Pop Goes the...



And we're off. Another exciting day. It's Friday and cloudy and cooler but it will probably clear up a little later and become a beautiful sunny fall day. I haven't checked but that's the way they've been going lately and the Trend is our Friend.

So I had a long night to work on things and I think I've got a direction for the story of the actor going back east. He's on the train in the lounge car and he sees an attractive woman sitting alone and he says hi and they talk and she says she's going back to the midwest to see family and she has some business there as well.

He tries to pick her up but she says no. She's riding coach and he invites her to spend the night in his compartment, she says no, she kind of likes sleeping in chairs. He shrugs and goes off back to his compartment. I think for this plan to work he needed to have written all the details down from his conversations on the phone at the beginning, maybe on a yellow pad, and then he just throws the yellow pad with all the info into his bag.
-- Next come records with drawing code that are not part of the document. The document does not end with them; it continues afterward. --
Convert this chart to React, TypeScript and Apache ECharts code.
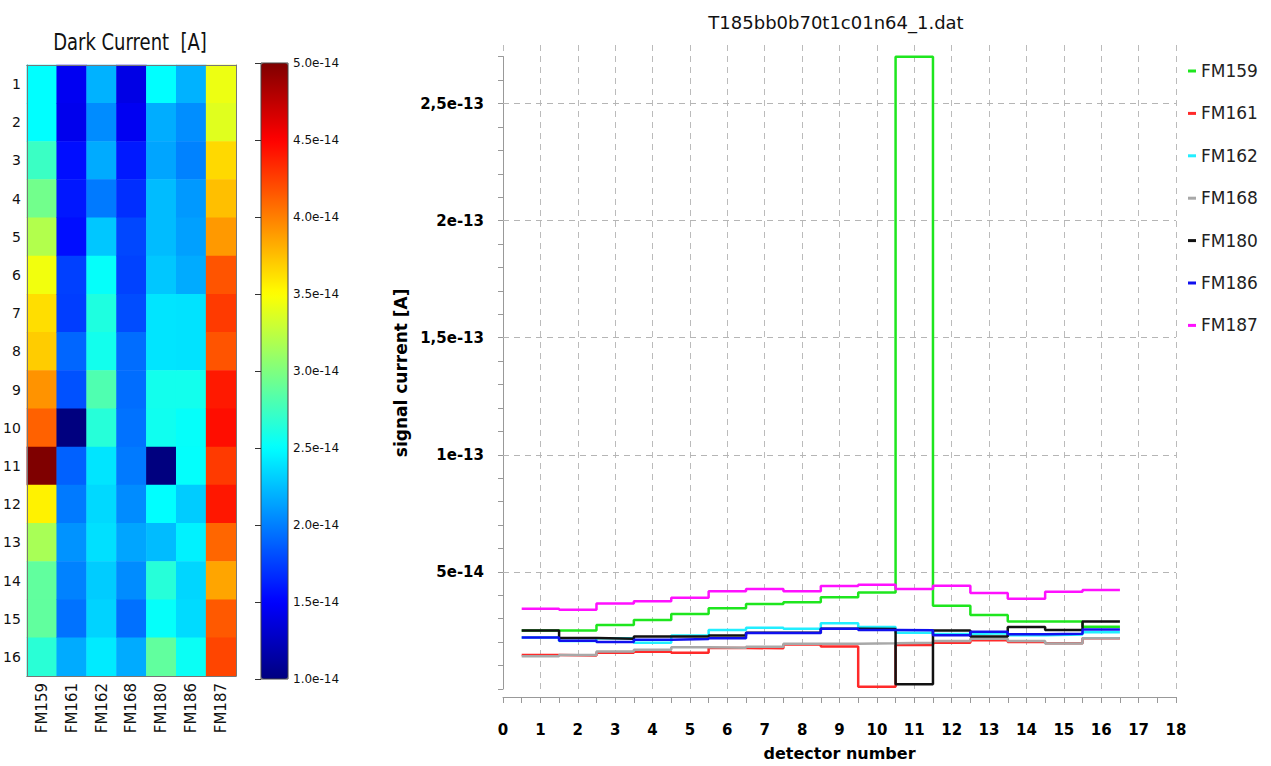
import React, { useEffect, useRef } from "react";
import * as echarts from "echarts";

// ---- data (currents in units of 1e-14 A) ----
const modules = ["FM159", "FM161", "FM162", "FM168", "FM180", "FM186", "FM187"];
const detectors = ["1", "2", "3", "4", "5", "6", "7", "8", "9", "10", "11", "12", "13", "14", "15", "16"];

const fm159 = [2.5, 2.5, 2.73, 2.95, 3.2, 3.45, 3.63, 3.7, 3.92, 4.12, 27.0, 3.55, 3.16, 2.88, 2.88, 2.66];
const fm161 = [1.45, 1.43, 1.55, 1.59, 1.55, 1.75, 1.74, 1.9, 1.82, 0.1, 1.88, 1.98, 2.08, 2.01, 1.95, 2.17];
const fm162 = [2.2, 2.05, 2.17, 1.98, 2.28, 2.52, 2.62, 2.57, 2.81, 2.65, 2.4, 2.35, 2.38, 2.3, 2.33, 2.42];
const fm168 = [1.4, 1.45, 1.6, 1.68, 1.78, 1.76, 1.8, 1.93, 1.93, 1.95, 1.98, 2.05, 2.15, 2.05, 1.94, 2.17];
const fm180 = [2.5, 2.18, 2.15, 2.24, 2.24, 2.28, 2.4, 2.4, 2.57, 2.56, 0.2, 2.5, 2.24, 2.65, 2.52, 2.88];
const fm186 = [2.2, 2.06, 2.01, 2.1, 2.13, 2.17, 2.39, 2.39, 2.57, 2.52, 2.51, 2.3, 2.45, 2.34, 2.36, 2.54];
const fm187 = [3.43, 3.38, 3.65, 3.75, 3.9, 4.17, 4.27, 4.17, 4.4, 4.45, 4.27, 4.41, 4.1, 3.85, 4.15, 4.23];

const moduleValues = [fm159, fm161, fm162, fm168, fm180, fm186, fm187];
const lineColors = ["#1ee61e", "#ff2a2a", "#22eeff", "#a8a8a8", "#111111", "#1010ee", "#ff10ff"];

const signalTicks = [5, 10, 15, 20, 25];
const signalTickLabels = ["5e-14", "1e-13", "1,5e-13", "2e-13", "2,5e-13"];

const colorbarMin = 1;
const colorbarMax = 5;
const jet = ["#00007f", "#0000ff", "#007fff", "#00ffff", "#7fff7f", "#ffff00", "#ff7f00", "#ff0000", "#7f0000"];

const mainTitle = "T185bb0b70t1c01n64_1.dat";
const heatTitle = "Dark Current  [A]";

export default function App() {
  const ref = useRef<HTMLDivElement>(null);

  useEffect(() => {
    if (!ref.current) return;
    const chart = echarts.init(ref.current, undefined, { renderer: "svg" });

    const heatData: any[] = [];
    moduleValues.forEach((vals, m) => {
      vals.forEach((v, d) => {
        heatData.push([m, d, Math.min(colorbarMax, Math.max(colorbarMin, v))]);
      });
    });

    const stepData = (vals: number[]) => {
      const pts: number[][] = [];
      vals.forEach((v, i) => {
        const det = i + 1;
        pts.push([det - 0.5, v]);
        pts.push([det + 0.5, v]);
      });
      return pts;
    };

    const lineSeries = modules.map((name, i) => ({
      name,
      type: "line",
      xAxisIndex: 3,
      yAxisIndex: 3,
      data: stepData(moduleValues[i]),
      symbol: "none",
      lineStyle: { width: 2.5, color: lineColors[i] },
      itemStyle: { color: lineColors[i] },
      z: 3,
      ...(i === 0
        ? {
            markLine: {
              silent: true,
              symbol: "none",
              animation: false,
              label: { show: false },
              lineStyle: { color: "#b5b5b5", width: 1, type: [6, 5] },
              data: signalTicks.map((t) => ({ yAxis: t })),
              z: 1,
            },
          }
        : {}),
    }));

    const lineYMax = 27.5;
    const lineTop = 45;
    const lineBottom = 77;
    const plotH = 766 - lineTop - lineBottom;
    const axisTop = lineTop + ((lineYMax - 27) / lineYMax) * plotH;

    const option: any = {
      animation: false,
      backgroundColor: "#ffffff",
      textStyle: { fontFamily: "DejaVu Sans" },
      graphic: [
        {
          type: "text",
          x: 836,
          y: 22,
          style: {
            text: mainTitle,
            font: '18px "DejaVu Sans"',
            fill: "#111",
            align: "center",
            verticalAlign: "middle",
          },
        },
        {
          type: "text",
          x: 130,
          y: 42,
          scaleY: 1.25,
          style: {
            text: heatTitle,
            font: '18px "DejaVu Sans"',
            fill: "#111",
            align: "center",
            verticalAlign: "middle",
          },
        },
      ],
      legend: {
        data: modules,
        orient: "vertical",
        left: 1183,
        top: 56,
        icon: "rect",
        itemWidth: 8,
        itemHeight: 3,
        itemGap: 22.4,
        selectedMode: false,
        textStyle: { fontSize: 17, color: "#222", fontFamily: "DejaVu Sans", lineHeight: 20 },
      },
      visualMap: {
        type: "continuous",
        seriesIndex: 0,
        dimension: 2,
        min: colorbarMin,
        max: colorbarMax,
        calculable: false,
        hoverLink: false,
        orient: "vertical",
        left: 261,
        top: 63,
        itemWidth: 27,
        itemHeight: 616,
        padding: 0,
        inRange: { color: jet },
      },
      grid: [
        { left: 24, top: 65, width: 212, height: 611 },
        { left: 261, top: 63, width: 27, height: 616, show: true, borderColor: "#444", borderWidth: 1, z: 10 },
        { left: 503, right: 95, top: lineTop, bottom: lineBottom },
        { left: 503, right: 95, top: axisTop, bottom: lineBottom },
      ],
      xAxis: [
        {
          type: "category",
          gridIndex: 0,
          data: modules,
          position: "bottom",
          z: 10,
          axisLine: { lineStyle: { color: "#777" } },
          axisTick: { inside: true, alignWithLabel: true, length: 6, lineStyle: { color: "#333" } },
          axisLabel: { rotate: 90, fontSize: 15, color: "#111", fontFamily: "DejaVu Sans", margin: 7 },
          splitLine: { show: false },
        },
        {
          type: "category",
          gridIndex: 0,
          data: modules,
          position: "top",
          z: 10,
          axisLine: { lineStyle: { color: "#777" } },
          axisTick: { inside: true, alignWithLabel: true, length: 6, lineStyle: { color: "#333" } },
          axisLabel: { show: false },
          splitLine: { show: false },
        },
        { type: "value", gridIndex: 1, min: 0, max: 1, show: false },
        {
          type: "value",
          gridIndex: 2,
          min: 0,
          max: 18,
          interval: 1,
          offset: 8,
          axisLine: { onZero: false, lineStyle: { color: "#999" } },
          axisTick: { length: 6, lineStyle: { color: "#999" } },
          minorTick: { show: true, splitNumber: 2, length: 6, lineStyle: { color: "#999" } },
          axisLabel: { fontWeight: "bold", fontSize: 15, color: "#000", fontFamily: "DejaVu Sans", margin: 25 },
          splitLine: { show: true, lineStyle: { color: "#bbb", width: 1, type: [6, 5] } },
          name: "detector number",
          nameLocation: "middle",
          nameGap: 48,
          nameTextStyle: { fontWeight: "bold", fontSize: 16, color: "#000", fontFamily: "DejaVu Sans" },
        },
        { type: "value", gridIndex: 3, min: 0, max: 1, show: false },
      ],
      yAxis: [
        {
          type: "category",
          gridIndex: 0,
          data: detectors,
          inverse: true,
          position: "left",
          z: 10,
          axisLine: { lineStyle: { color: "#777" } },
          axisTick: { inside: true, alignWithLabel: true, length: 6, lineStyle: { color: "#333" } },
          axisLabel: { fontSize: 14, color: "#111", fontFamily: "DejaVu Sans", margin: 6 },
          splitLine: { show: false },
        },
        {
          type: "category",
          gridIndex: 0,
          data: detectors,
          inverse: true,
          position: "right",
          z: 10,
          axisLine: { lineStyle: { color: "#777" } },
          axisTick: { inside: true, alignWithLabel: true, length: 6, lineStyle: { color: "#333" } },
          axisLabel: { show: false },
          splitLine: { show: false },
        },
        {
          type: "value",
          gridIndex: 1,
          min: colorbarMin,
          max: colorbarMax,
          interval: 0.5,
          position: "right",
          z: 10,
          axisLine: { show: false },
          axisTick: { show: true, inside: true, length: 6, lineStyle: { color: "#333" } },
          axisLabel: {
            fontSize: 12,
            color: "#111",
            fontFamily: "DejaVu Sans",
            margin: 5,
            formatter: (v: number) => v.toFixed(1) + "e-14",
          },
          splitLine: { show: false },
        },
        { type: "value", gridIndex: 2, min: 0, max: lineYMax, show: false },
        {
          type: "value",
          gridIndex: 3,
          min: 0,
          max: 27,
          interval: 1,
          offset: 10,
          axisLine: { show: true, lineStyle: { color: "#999" } },
          axisTick: { show: true, length: 5, lineStyle: { color: "#999" } },
          axisLabel: {
            fontWeight: "bold",
            fontSize: 15,
            color: "#000",
            fontFamily: "DejaVu Sans",
            margin: 9,
            formatter: (v: number) => {
              const k = signalTicks.indexOf(Math.round(v * 1000) / 1000);
              return k >= 0 ? signalTickLabels[k] : "";
            },
          },
          splitLine: { show: false },
          name: "signal current [A]",
          nameLocation: "middle",
          nameGap: 78,
          nameTextStyle: { fontWeight: "bold", fontSize: 17, color: "#000", fontFamily: "DejaVu Sans" },
        },
      ],
      series: [
        {
          name: "Dark Current",
          type: "heatmap",
          xAxisIndex: 0,
          yAxisIndex: 0,
          data: heatData,
          itemStyle: { borderWidth: 0 },
          emphasis: { disabled: true },
        },
        ...lineSeries,
      ],
    };

    chart.setOption(option);
    return () => chart.dispose();
  }, []);

  return (
    <div
      ref={ref}
      style={{ position: "absolute", left: 0, top: 0, width: 1271, height: 766 }}
    />
  );
}
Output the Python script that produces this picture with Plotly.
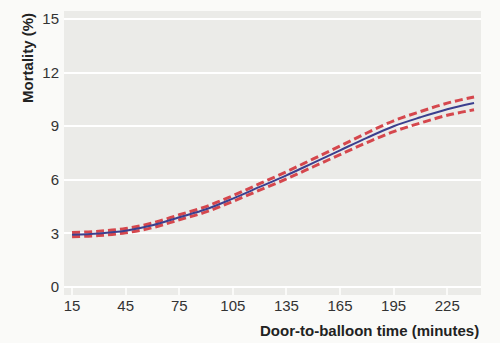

This allows the woman later to go through his bag and find out most of what's going on.

I'll have to go back and change some of the beginning of the story, that's not a problem. I'm not sure where I want to go with the woman after all that. My original idea was that she was an assassin from the future but maybe she's just a crazy serial killer who likes to mess with people. Maybe her motivations will mutate after we get going for a while. Stranger things have happened. They do take on a life of their own.

I've never written a woman before like this so I'll have to give some thought as to how to form her so that he has a real look. That's all that matters in these stories.

Maybe it's even an important tenet for the purposes of the story. To give the appearance of  reality.